Pertanto, stante il carattere reale della sanzione demolitoria (espressione della prevalenza dell’interesse pubblico al ripristino della legalità violata) e considerata la sussistenza di rimedi concessi dall’ordinamento a favore del proprietario non responsabile dell’abuso (anche, come visto, nel caso in cui egli abbia acquistato il bene abusivo in sede esecutiva, individuale o concorsuale), il Collegio non ravvede i dubbi di legittimità costituzionale degli artt. 9, comma 1 e 1 bis, e 31, comma 2, del D.P.R. 380/2001 sollevati dalla ricorrente in relazione agli artt. 3, 24, 27, comma 1, e 97, comma 2, Cost., non condividendo, per le ragioni già dette, la tesi di quest’ultima secondo cui le richiamate norme costituzionali imporrebbero che il privato cittadino il quale abbia confidato sulla correttezza delle certificazioni rilasciate dai tribunali (o dalla pubblica amministrazione in genere) debba ottenere una tutela giurisdizionale piena nei confronti dell’esercizio del potere di repressione degli abusi edilizi, con sostanziale prevalenza della propria posizione di affidamento qualificato sull’interesse pubblico al ripristino della legalità urbanistico-edilizia violata.

7. Deve, invece, trovare accoglimento il secondo motivo di ricorso con cui si contesta l’illegittimità dell’ordinanza nella parte in cui ha disposto il ripristino anche della seconda finestra del primo piano rappresentata nella tavola 4 del progetto assentito con il permesso di costruire n. 11/03 del 19.01.2004.

Nella predetta tavola grafica, infatti, tale seconda finestra non rientra tra le nuove opere progettate o tra quelle da modificare (a mezzo di demolizioni e/o ricostruzioni), ma è semplicemente rappresentata quale stato esistente (doc. 7)

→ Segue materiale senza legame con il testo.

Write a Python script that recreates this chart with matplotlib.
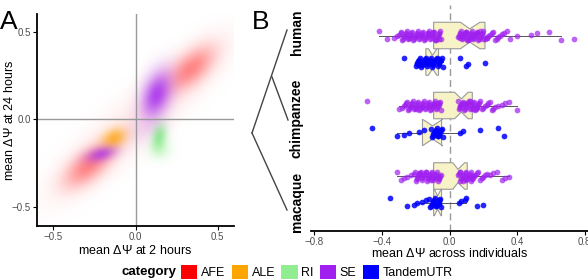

La ricorrente ha tuttavia offerto sufficienti elementi probatori idonei a dimostrare che tale rappresentazione grafica sia il frutto di un presumibile errore materiale del tecnico progettista che ha redatto la tavola, posto che il muro su cui dovrebbe situarsi tale finestra confina, in realtà, con un altro fabbricato costruito in aderenza allo stesso, in una via del centro storico in cui i fabbricati sono stati realizzati uno accanto all’altro secondo una configurazione che risalirebbe quantomeno all’inizio del secolo scorso (in tal senso depongono, infatti, le planimetrie catastali, le foto aeree della zona e le foto della strada pubblica e dei fabbricati confinanti di cui si discute: doc. 11).

Tali elementi non sono stati esaminati e presi adeguatamente in considerazione dall’Amministrazione comunale, di talché l’ordinanza di demolizione finisce per poggiare su un travisamento di fatti o, comunque, per essere viziata da un difetto di istruttoria che ne impongono l’annullamento in parte qua (vale a dire, nella parte in cui la stessa si riferisce alla finestra in questione).

8. In definitiva, il ricorso va parzialmente accolto nei limiti sopra indicati.

9. L’accoglimento solo parziale dell’impugnativa giustifica la compensazione delle spese di lite.